The many paintings of Freud's mother were a particular source of interest and conversation. ("At least he didn't ask her to take her clothes off," someone joked.) Two retirees were going from painting to painting, just looking at the hands, which they then compared to their own as if competing to see who had more age spots. One of them, a stout, ebullient woman, suddenly turned to me. "Do you think Freud is sex-obsessed?" she asked. "I don't think he's sex-obsessed, but my friend does. Maybe it's because he's a Freud and he felt he had to live up to his name." Then she raised her arms like someone who's just scored a touchdown and said: "I am a Freud!"
"Well, he claims never to have read Sigmund Freud," I said.
"Bullshit!" she snapped. "I don't believe that for a minute. He read him!"
Not all the commentary was so gossipy. "The light source is suggested by the varnish on the floor," a professorial type murmured to his companions as they gathered in front of a large nude. Elsewhere, two young men in short sleeves and a woman with long black hair moved slowly from painting to painting, remarking on perspective and brush strokes and techniques; but they didn't seem particularly interested in the character of the individual models, let alone the horses and dogs. No one, to my amazement, spent more than a few seconds in front of the fantastic etching of Freud's lawyer, Lord Goodman — "Adviser to Harold Wilson's government, Mr. Fix-It, Mr. Everybody, Mr.
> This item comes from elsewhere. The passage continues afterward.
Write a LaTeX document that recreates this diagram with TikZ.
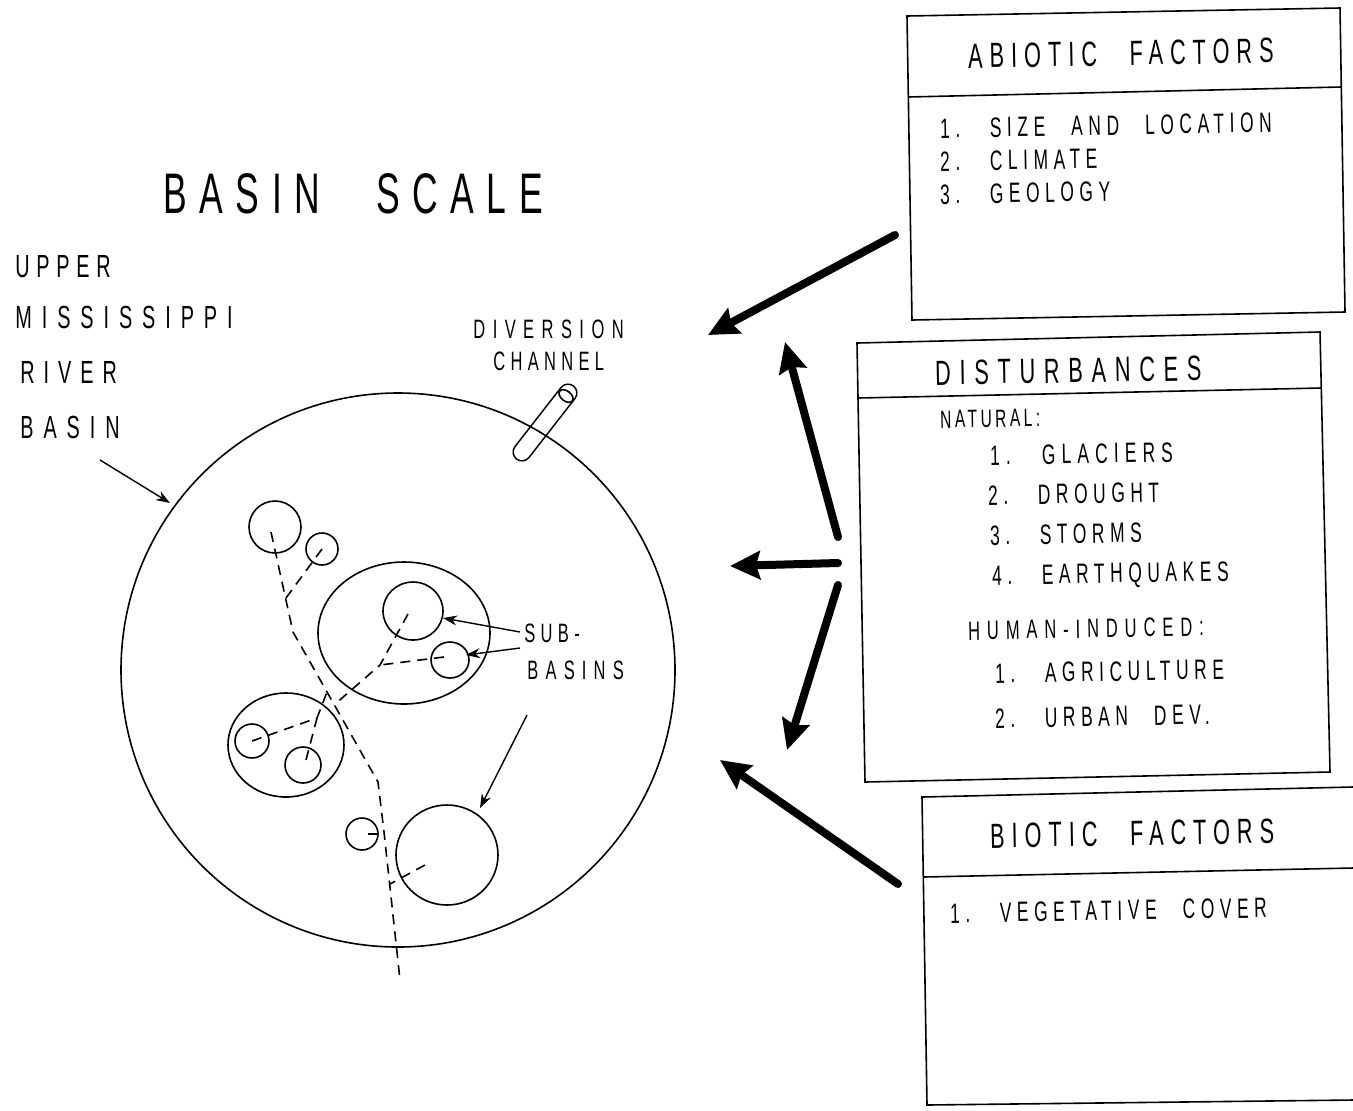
\documentclass[tikz,border=0pt]{standalone}
\usepackage{fontspec}
\setmainfont{Liberation Sans}
\newfontfamily\plotfont[FakeStretch=0.62,LetterSpace=20,WordSpace=2.5]{Liberation Sans}
\newcommand{\ls}[1]{\addfontfeatures{LetterSpace=#1}}
\usetikzlibrary{arrows.meta}
\begin{document}
\begin{tikzpicture}[x=0.5pt,y=-0.5pt,
  thinln/.style={line width=0.8pt},
  boxln/.style={line width=0.8pt},
  dashln/.style={line width=0.8pt,dash pattern=on 5pt off 3.5pt},
  thinarrow/.style={line width=0.7pt,-{Stealth[length=7pt,width=5pt]}},
  bigarrow/.style={line width=4pt,line cap=round,-{Stealth[length=15pt,width=14pt,inset=2pt]}},
  lbl/.style={inner sep=0pt,anchor=base west,font=\plotfont},
  boxtxt/.style={lbl,rotate=1}]
\useasboundingbox (0,0) rectangle (1353,1110);

% ---- titles and labels ----
\node[lbl,font=\plotfont\ls{22}\fontsize{28.6}{30}\selectfont] (title) at (163,213) {BASIN SCALE};
\node[lbl,font=\plotfont\ls{21}\fontsize{16}{18}\selectfont] (upper) at (15,277) {UPPER};
\node[lbl,font=\plotfont\ls{31}\fontsize{16}{18}\selectfont] (miss) at (15,328) {MISSISSIPPI};
\node[lbl,font=\plotfont\ls{28}\fontsize{16}{18}\selectfont] (river) at (20,383) {RIVER};
\node[lbl,font=\plotfont\ls{31}\fontsize{16}{18}\selectfont] (basin) at (20,438) {BASIN};
\node[lbl,font=\plotfont\ls{28}\fontsize{13.3}{15}\selectfont] (div) at (473,338) {DIVERSION};
\node[lbl,font=\plotfont\fontsize{13.3}{15}\selectfont] (chan) at (493,370) {CHANNEL};
\node[lbl,font=\plotfont\fontsize{13.3}{15}\selectfont] (sub) at (524,642) {SUB-};
\node[lbl,font=\plotfont\ls{27}\fontsize{13.3}{15}\selectfont] (basins) at (527,679) {BASINS};

% ---- diversion channel ----
\coordinate (p1) at (522,452);
\coordinate (p2) at (568,393);
\draw[line width=0.8pt,double distance=8pt,line cap=round] (p1) -- (p2);
\coordinate (hole) at (566,396);
\draw[thinln,rotate around={52:(hole)}] (hole) ellipse [x radius=5, y radius=8];

% ---- basin circle ----
\coordinate (basinc) at (398,670);
\draw[thinln] (basinc) circle [radius=277];

% ---- sub-basins ----
\coordinate (cA) at (275,527);
\coordinate (cB) at (322,549);
\coordinate (cC) at (404,633);
\coordinate (cD) at (413,611);
\coordinate (cE) at (450,660);
\coordinate (cF) at (286,745);
\coordinate (cG) at (252,741);
\coordinate (cH) at (303,765);
\coordinate (cI) at (362,834);
\coordinate (cJ) at (447,855);
\draw[thinln] (cA) ellipse [x radius=26, y radius=26];
\draw[thinln] (cB) ellipse [x radius=16, y radius=16];
\draw[thinln] (cC) ellipse [x radius=86, y radius=71];
\draw[thinln] (cD) ellipse [x radius=30, y radius=29];
\draw[thinln] (cE) ellipse [x radius=19, y radius=18];
\draw[thinln] (cF) ellipse [x radius=58, y radius=52];
\draw[thinln] (cG) ellipse [x radius=17, y radius=17];
\draw[thinln] (cH) ellipse [x radius=18, y radius=18];
\draw[thinln] (cI) ellipse [x radius=16, y radius=16];
\draw[thinln] (cJ) ellipse [x radius=51, y radius=50];

% ---- stream network ----
\coordinate (s0) at (271,532);
\coordinate (s1) at (293,632);
\coordinate (s2) at (378,782);
\coordinate (s3) at (384,832);
\coordinate (s4) at (400,980);
\draw[dashln] (s0) -- (s1) -- (s2) -- (s3) -- (s4);
\coordinate (jB) at (286,598);
\draw[dashln] (cB) -- (jB);
\coordinate (jK) at (380,665);
\coordinate (jKm) at (334,705);
\draw[dashln] (408,614) -- (jK) -- (jKm);
\draw[dashln] (444,657) -- (jK);
\coordinate (jL) at (317,718);
\coordinate (jLm) at (327,692);
\draw[dashln] (cG) -- (jL) -- (jLm);
\draw[dashln] (306,760) -- (jL);
\draw[dashln] (368,834) -- (384,834);
\coordinate (jJ) at (390,884);
\draw[dashln] (425,865) -- (jJ);

% ---- thin arrows ----
\coordinate (bA0) at (100,460);
\coordinate (bA1) at (170,503);
\draw[thinarrow] (bA0) -- (bA1);
\coordinate (sbA0) at (520,632);
\coordinate (sbA1) at (443,618);
\coordinate (sbB0) at (520,648);
\coordinate (sbB1) at (466,655);
\coordinate (sbC0) at (527,715);
\coordinate (sbC1) at (480,808);
\draw[thinarrow] (sbA0) -- (sbA1);
\draw[thinarrow] (sbB0) -- (sbB1);
\draw[thinarrow] (sbC0) -- (sbC1);

% ---- boxes ----
\draw[boxln] (907,16) -- (1340,8) -- (1345,312) -- (912,320) -- cycle;
\draw[boxln] (908,97) -- (1341,87);
\node[boxtxt,font=\plotfont\fontsize{17.5}{19}\selectfont] (abt) at (968,68) {ABIOTIC FACTORS};
\node[boxtxt,font=\plotfont\fontsize{14}{16}\selectfont] (ab1) at (940,138) {1. SIZE AND LOCATION};
\node[boxtxt,font=\plotfont\fontsize{14}{16}\selectfont] (ab2) at (940,171) {2. CLIMATE};
\node[boxtxt,font=\plotfont\fontsize{14}{16}\selectfont] (ab3) at (940,204) {3. GEOLOGY};

\draw[boxln] (857,343) -- (1320,332) -- (1330,772) -- (865,782) -- cycle;
\draw[boxln] (858,398) -- (1321,388);
\node[boxtxt,font=\plotfont\ls{25}\fontsize{17.5}{19}\selectfont] (dst) at (935,385) {DISTURBANCES};
\node[boxtxt,font=\plotfont\ls{14}\fontsize{12.5}{14}\selectfont] (nat) at (940,428) {NATURAL:};
\node[boxtxt,font=\plotfont\ls{22}\fontsize{14}{16}\selectfont] (d1) at (990,465) {1. GLACIERS};
\node[boxtxt,font=\plotfont\fontsize{14}{16}\selectfont] (d2) at (988,505) {2. DROUGHT};
\node[boxtxt,font=\plotfont\fontsize{14}{16}\selectfont] (d3) at (990,545) {3. STORMS};
\node[boxtxt,font=\plotfont\fontsize{14}{16}\selectfont] (d4) at (992,585) {4. EARTHQUAKES};
\node[boxtxt,font=\plotfont\ls{26}\fontsize{13.3}{15}\selectfont] (hum) at (968,640) {HUMAN-INDUCED:};
\node[boxtxt,font=\plotfont\fontsize{14}{16}\selectfont] (h1) at (995,683) {1. AGRICULTURE};
\node[boxtxt,font=\plotfont\fontsize{14}{16}\selectfont] (h2) at (995,728) {2. URBAN DEV.};

\draw[boxln] (1353,787) -- (922,797) -- (927,1105) -- (1353,1100);
\draw[boxln] (923,877) -- (1353,868);
\node[boxtxt,font=\plotfont\fontsize{17.5}{19}\selectfont] (bit) at (990,848) {BIOTIC FACTORS};
\node[boxtxt,font=\plotfont\fontsize{14}{16}\selectfont] (b1) at (950,923) {1. VEGETATIVE COVER};

% ---- thick arrows ----
\coordinate (a1s) at (895,235); \coordinate (a1e) at (708,335);
\coordinate (a2s) at (838,537); \coordinate (a2e) at (785,342);
\coordinate (a3s) at (838,563); \coordinate (a3e) at (730,566);
\coordinate (a4s) at (838,585); \coordinate (a4e) at (787,750);
\coordinate (a5s) at (898,884); \coordinate (a5e) at (720,760);
\draw[bigarrow] (a1s) -- (a1e);
\draw[bigarrow] (a2s) -- (a2e);
\draw[bigarrow] (a3s) -- (a3e);
\draw[bigarrow] (a4s) -- (a4e);
\draw[bigarrow] (a5s) -- (a5e);
\end{tikzpicture}
\end{document}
Behind-the-Scenes," as Feaver described him to me — surely one of the great contemporary portraits of a powerful, influential man.
Personally, I rather enjoyed the low-brow, gossipy approach. As Feaver would say, you don't need to know that the perfectly respectable-looking man in the eerie, gorgeously painted double portrait, A Man and His Daughter 1963-4, was actually a safecracker — I thinkthat's what he said — but there's no denying the added interest the information brings, even if it ultimately reinforces Feaver's point: The painting is so good that categories like "safecracker" (or shopkeeper or librarian or prison warden) simply melt away in the sheer tenderness and beauty of the brush strokes.
As the afternoon wore on, the galleries gradually emptied out. Single figures stood motionless in front of portraits of single figures. The docents were gone, the guards looked more relaxed. Not surprisingly, most of them liked the show. Watching over the Sam Durant exhibition, one of them told me, was "enough to give you a migraine."
For a few minutes, I wandered through the rest of the museum. In a room dedicated to "Recent European Paintings," which included a banal work by Chris Ofili, the artist who enraged Rudy Giuliani by exhibiting a painting of the Virgin Mary decorated with elephant dung, a man in a fedora said to the woman with him, "These things are like nothingcompared to Freud."
"Oh, it's a whole different world," she answered.